Law firms of the future will have a different make-up with lawyers, legal engineers, legal technologists and legal project managers all working together to provide legal services to clients. We are already starting to see more roles like mine emerge as traditional service delivery models evolve and solutions are provided utilising both labour and capital/technology. I think we will witness a more aggressive move towards the unbundling of legal services where legal work will be performed by a combination of traditional law firms, alternative service providers and technology.
Over the last few years, we have seen new types of AI emerge to help solve pain points for lawyers within legal processes. While many of the newer AI products are still in their infancy, there is potential for this AI to help lawyers deliver more efficient and timely services to clients in the future. Rapid developments in AI over the next few years will lead the next stage of transformation within legal service delivery.
To ensure law firms survive in this era of rapid disruption, they need to be developing and nurturing a clear innovation strategy and change agenda. It is clear that clients are increasingly focused on working with external advisers that are committed to providing cost-effective, innovative legal solutions. Improvements in legal productivity will be fundamental to the ongoing success of any law firm, particularly in a highly competitive market, like Australia. Taking steps now to understand the landscape and think creatively about legal service delivery is paramount.
It is also critical to the legal industry that educational organisations, professional bodies, in-house teams and law firms collaborate with one another to ensure we provide technical skills and capability development that will enable lawyers to thrive in the disrupted legal environment.
In order to survive disruption and change it is necessary to try new things, and to try something new you need to be prepared for the fact that it may not work. Like other risk averse sectors, this is quite different to the way in which law firms think about their key product, which of course needs to be right the first time it is delivered.
Two things are important: one is to put a boundary around the things where it is not safe or appropriate to experiment, and then the other is a mindset shift so that outside that boundary people are permitted and encouraged to try new things, but reducing risk by starting with small experiments, learning from what does (and doesn't!) work and taking incremental steps. This is the key to diffusing risk averseness inherent in the law firms. We think it is important for to set up frameworks that support iterative development, and help lawyers to move through the framework. One example of this is our upcoming coding for lawyers training, which we are piloting this month. What we learn from the pilot will help us ensure we have a good return on the invested time and that lawyers are really benefiting from the new skills.

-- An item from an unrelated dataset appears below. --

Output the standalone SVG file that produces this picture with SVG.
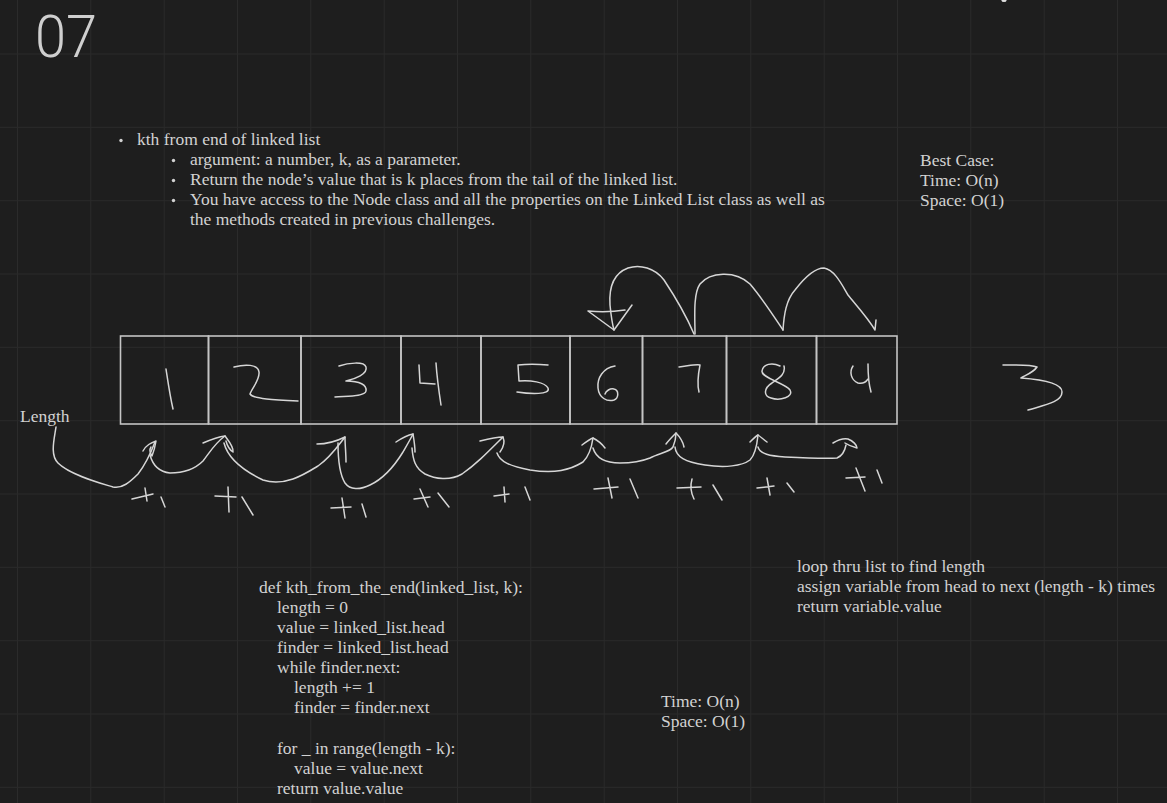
<svg xmlns="http://www.w3.org/2000/svg" width="1167" height="803" viewBox="0 0 1167 803">
<style>
.t{font-family:"Liberation Serif","Times New Roman",serif;font-size:17.5px;fill:#d2d2d2}
.ink{fill:none;stroke:#d6d6d6;stroke-width:1.5;stroke-linecap:round;stroke-linejoin:round}
.cell{fill:none;stroke:#c4c4c4;stroke-width:1.6}
.grid{fill:none;stroke:#2b2b2b;stroke-width:1}
.dot{fill:#d2d2d2}
</style>
<rect x="0" y="0" width="1167" height="803" fill="#1e1e1e"/>
<path class="grid" d="M17.5,0V803M90.8,0V803M164.2,0V803M237.5,0V803M310.8,0V803M384.2,0V803M457.5,0V803M530.8,0V803M604.2,0V803M677.5,0V803M750.8,0V803M824.2,0V803M897.5,0V803M970.8,0V803M1044.2,0V803M1117.5,0V803M0,54H1167M0,127.3H1167M0,200.7H1167M0,274H1167M0,347.3H1167M0,420.7H1167M0,494H1167M0,567.3H1167M0,640.7H1167M0,714H1167M0,787.3H1167"/>
<ellipse cx="1004" cy="0.5" rx="2.5" ry="1.5" fill="#e0e0e0"/>

<g id="title"><text x="35" y="57" textLength="62" lengthAdjust="spacingAndGlyphs" style="font-family:Roboto,'Liberation Sans',sans-serif;font-size:60px;font-weight:300;fill:#cfcfcf">07</text></g>

<g id="notes">
<circle class="dot" cx="121" cy="140.5" r="1.7"/>
<text class="t" x="137" y="145">kth from end of linked list</text>
<circle class="dot" cx="173.5" cy="160.5" r="1.7"/>
<text class="t" x="190" y="165">argument: a number, k, as a parameter.</text>
<circle class="dot" cx="173.5" cy="180.5" r="1.7"/>
<text class="t" x="190" y="185">Return the node’s value that is k places from the tail of the linked list.</text>
<circle class="dot" cx="173.5" cy="200.5" r="1.7"/>
<text class="t" x="190" y="205">You have access to the Node class and all the properties on the Linked List class as well as</text>
<text class="t" x="190" y="225">the methods created in previous challenges.</text>
</g>

<g id="bestcase">
<text class="t" x="920" y="166">Best Case:</text>
<text class="t" x="920" y="186">Time: O(n)</text>
<text class="t" x="920" y="206">Space: O(1)</text>
</g>

<g id="length-label"><text class="t" x="20" y="422">Length</text></g>

<g id="cell-1"><rect class="cell" x="120.5" y="336" width="88" height="88"/><path class="ink" d="M166,369 C168,382 170,396 173,409"/></g>
<g id="cell-2"><rect class="cell" x="208.5" y="336" width="92.5" height="88"/><path class="ink" d="M234,367 C245,364 258,364 259,372 C260,380 252,388 250,394 C253,399 275,400 298,401"/></g>
<g id="cell-3"><rect class="cell" x="301" y="336" width="100" height="88"/><path class="ink" d="M339,366 C348,363 364,361 366,367 C368,374 355,379 346,381 C360,381 367,385 366,391 C365,397 345,396 335,397"/></g>
<g id="cell-4"><rect class="cell" x="401" y="336" width="80" height="88"/><path class="ink" d="M419,365 L420,383 L435,384 M436,363 C437,378 439,392 441,405"/></g>
<g id="cell-5"><rect class="cell" x="481" y="336" width="89" height="88"/><path class="ink" d="M548,365 C538,364 526,364 518,365 L519,381 C530,380 545,382 548,388 C551,395 530,394 517,392"/></g>
<g id="cell-6"><rect class="cell" x="570" y="336" width="72.5" height="88"/><path class="ink" d="M615,366 C603,368 597,378 598,388 C599,398 607,402 614,400 C619,398 619,390 614,389 C610,388 606,391 605,394"/></g>
<g id="cell-7"><rect class="cell" x="642.5" y="336" width="84" height="88"/><path class="ink" d="M679,367 C688,366 696,364 700,365 C698,375 697,384 699,392"/></g>
<g id="cell-8"><rect class="cell" x="726.5" y="336" width="90" height="88"/><path class="ink" d="M780,366 C772,362 763,364 762,371 C761,378 785,383 790,390 C794,397 780,401 771,398 C763,396 764,388 772,383 C779,378 786,374 784,366"/></g>
<g id="cell-9"><rect class="cell" x="816.5" y="336" width="80.5" height="88"/><path class="ink" d="M853,366 C849,372 851,380 858,383 C863,384 866,382 868,379 M868,364 C868,375 869,385 871,392"/></g>

<g id="answer"><path class="ink" d="M1003,365 C1015,365 1030,364 1037,367 C1034,372 1026,375 1021,378 C1035,379 1062,382 1062,392 C1062,402 1045,405 1028,410"/></g>

<g id="connectors">
<path class="ink" d="M694,334 C688,320 676,298 664,280 C655,268 640,264 628,268 C612,274 609,290 610,305 C611,315 612,323 614,330"/>
<path class="ink" d="M588,311 L614,330 L632,305 M588,311 C600,312 612,312 625,310"/>
<path class="ink" d="M695,334 C695,318 693,294 700,284 C710,272 735,270 750,284 C762,298 775,318 783,330"/>
<path class="ink" d="M783,330 C784,315 786,300 795,290 C805,277 815,268 824,268 C835,270 842,285 848,295 C856,305 868,318 875,330 L876,320"/>

<path class="ink" d="M56,427 C54,440 50,455 58,463 C70,475 100,483 113,487 C122,489 130,482 138,474 C145,465 150,455 155,442"/>
<path class="ink" d="M143,451 C146,445 151,443 156,441 C155,447 154,451 152,456 C150,453 149,450 151,447"/>
<path class="ink" d="M150,455 C153,466 160,472 170,473 C185,473 195,469 203,461 C210,452 215,443 225,436"/>
<path class="ink" d="M203,443 C210,440 217,437 225,436 C228,440 234,447 233,452 C230,450 227,445 226,441"/>
<path class="ink" d="M224,443 C227,455 238,468 263,480 C285,487 305,474 318,466 C330,458 338,446 345,437"/>
<path class="ink" d="M317,444 C327,444 337,441 345,437 C345,445 346,453 346,462"/>
<path class="ink" d="M338,443 C338,460 340,475 345,483 C350,490 360,490 370,485 C385,478 395,465 403,452 C407,445 410,440 413,434"/>
<path class="ink" d="M396,442 C402,438 408,435 413,434 C414,440 415,446 415,452"/>
<path class="ink" d="M412,448 C413,460 415,468 425,474 C435,479 450,481 462,474 C475,465 485,455 503,437"/>
<path class="ink" d="M480,441 C488,439 496,437 503,437 C505,442 503,448 500,452"/>
<path class="ink" d="M497,453 C500,462 510,466 530,470 C555,474 570,470 583,462 C590,455 592,445 593,438"/>
<path class="ink" d="M582,445 C586,442 590,439 593,438 C597,440 602,444 605,448"/>
<path class="ink" d="M593,448 C596,458 605,463 620,463 C632,463 640,462 650,458 C660,453 670,452 673,447 C675,442 676,438 676,433"/>
<path class="ink" d="M666,444 C669,440 673,436 676,433 C680,437 683,442 684,447"/>
<path class="ink" d="M675,447 C676,457 685,462 705,465 C725,468 742,466 750,460 C755,455 757,445 758,435"/>
<path class="ink" d="M750,442 C753,439 756,436 758,435 C761,437 764,440 767,442"/>
<path class="ink" d="M758,447 C760,454 770,456 785,457 C805,458 825,459 837,458 C842,456 845,450 846,445"/>
<path class="ink" d="M833,443 C838,440 843,438 848,439 C853,441 857,445 857,448 C853,447 848,445 845,443"/>
</g>

<g id="increments">
<path class="ink" d="M132,499 L153,494 M145,488 L147,501 M161,497 L165,507"/>
<path class="ink" d="M215,496 L236,497 M228,487 L229,512 M242,497 L253,515"/>
<path class="ink" d="M331,508 L351,507 M342,498 L345,518 M362,504 L366,517"/>
<path class="ink" d="M414,499 L430,497 M420,489 L428,507 M438,493 L449,507"/>
<path class="ink" d="M494,496 L509,494 M504,487 L505,502 M525,487 L530,500"/>
<path class="ink" d="M594,489 L618,487 M608,478 L612,498 M630,479 L638,498"/>
<path class="ink" d="M677,488 L701,487 M692,479 C690,486 691,493 694,499 M713,485 L722,500"/>
<path class="ink" d="M757,488 L774,486 M767,478 L770,495 M787,483 L794,492"/>
<path class="ink" d="M846,478 L865,477 M856,468 L865,491 M877,470 L882,483"/>
</g>

<g id="code">
<text class="t" x="259" y="593">def kth_from_the_end(linked_list, k):</text>
<text class="t" x="277" y="613">length = 0</text>
<text class="t" x="277" y="633">value = linked_list.head</text>
<text class="t" x="277" y="653">finder = linked_list.head</text>
<text class="t" x="277" y="673">while finder.next:</text>
<text class="t" x="294" y="693">length += 1</text>
<text class="t" x="294" y="713">finder = finder.next</text>
<text class="t" x="277" y="754">for _ in range(length - k):</text>
<text class="t" x="294" y="774">value = value.next</text>
<text class="t" x="277" y="794">return value.value</text>
</g>

<g id="algorithm">
<text class="t" x="797" y="572">loop thru list to find length</text>
<text class="t" x="797" y="592">assign variable from head to next (length - k) times</text>
<text class="t" x="797" y="612">return variable.value</text>
</g>

<g id="complexity">
<text class="t" x="661" y="707">Time: O(n)</text>
<text class="t" x="661" y="727">Space: O(1)</text>
</g>
</svg>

What everyone can agree upon is that change is coming for the legal industry. However, what is driving that change depends on many factors that don’t have a natural and easy answer as they rely on one key element that is not often discussed in the many articles I have read on this topic over the last 10 years. Basically, what do clients of the future need from a legal services business?
The second part of that question is as important as the first. Law Firms are just one construct of for how legal services are delivered. Clients are now buying services from a range of businesses that more typically have a corporate entity at its heart. This is a trend that I expect will continue to gather speed over the coming years as the financial and structural benefits allow for significantly different investment models - both from an equity ownership perspective and from a business model and technology perspective. All of which will contribute to what law firms look like in the future and how rapidly they change.
As to what clients need from a future law firm also depends on the type of clients, the industries they operate in and whether the client is a corporate business or individual. For the purposes of this piece, I will focus on corporations where the vision for law firms is clear – find a way to deliver legal services faster, cheaper and with a compelling customer experience.
The difficulty is how to interpret that vision appropriately and focus your investment on what will make the most difference. Those that get it right will continue to grow and evolve. The others will slowly fade out of the market.
Talented lawyers with good judgement and creative problem solving will survive and those that are successful will be more entrepreneurial and will embrace technology for business operations and client solutions.
Change will happen. The pace of change and adoption is what will be unpredictable.
The law firm of the future will not be a law firm. Instead, it will be a highly evolved business delivering superior legal services through a collaborative mix of lawyers, knowledge engineers, innovation specialists, LegalTech, and marketing and business professionals. Hourly billing and a timesheet ‘cost’ mentality will be replaced by a value creation and delivery ideology. The partnership model will reluctantly acquiesce to a profit generating corporate structure. Agile multidisciplinary teams will partner with clients to help them achieve their corporate goals by delivering empathetic user-centric legal solutions.
To get there, and survive in today’s tech disrupted market, traditional law firms will need to employ people with a range of different skillsets, particularly specialist change and innovation managers. Carefully considered strategic plans should be formed to navigate the architectural innovation required to deliver future legal services and more comprehensive client solutions for a new market.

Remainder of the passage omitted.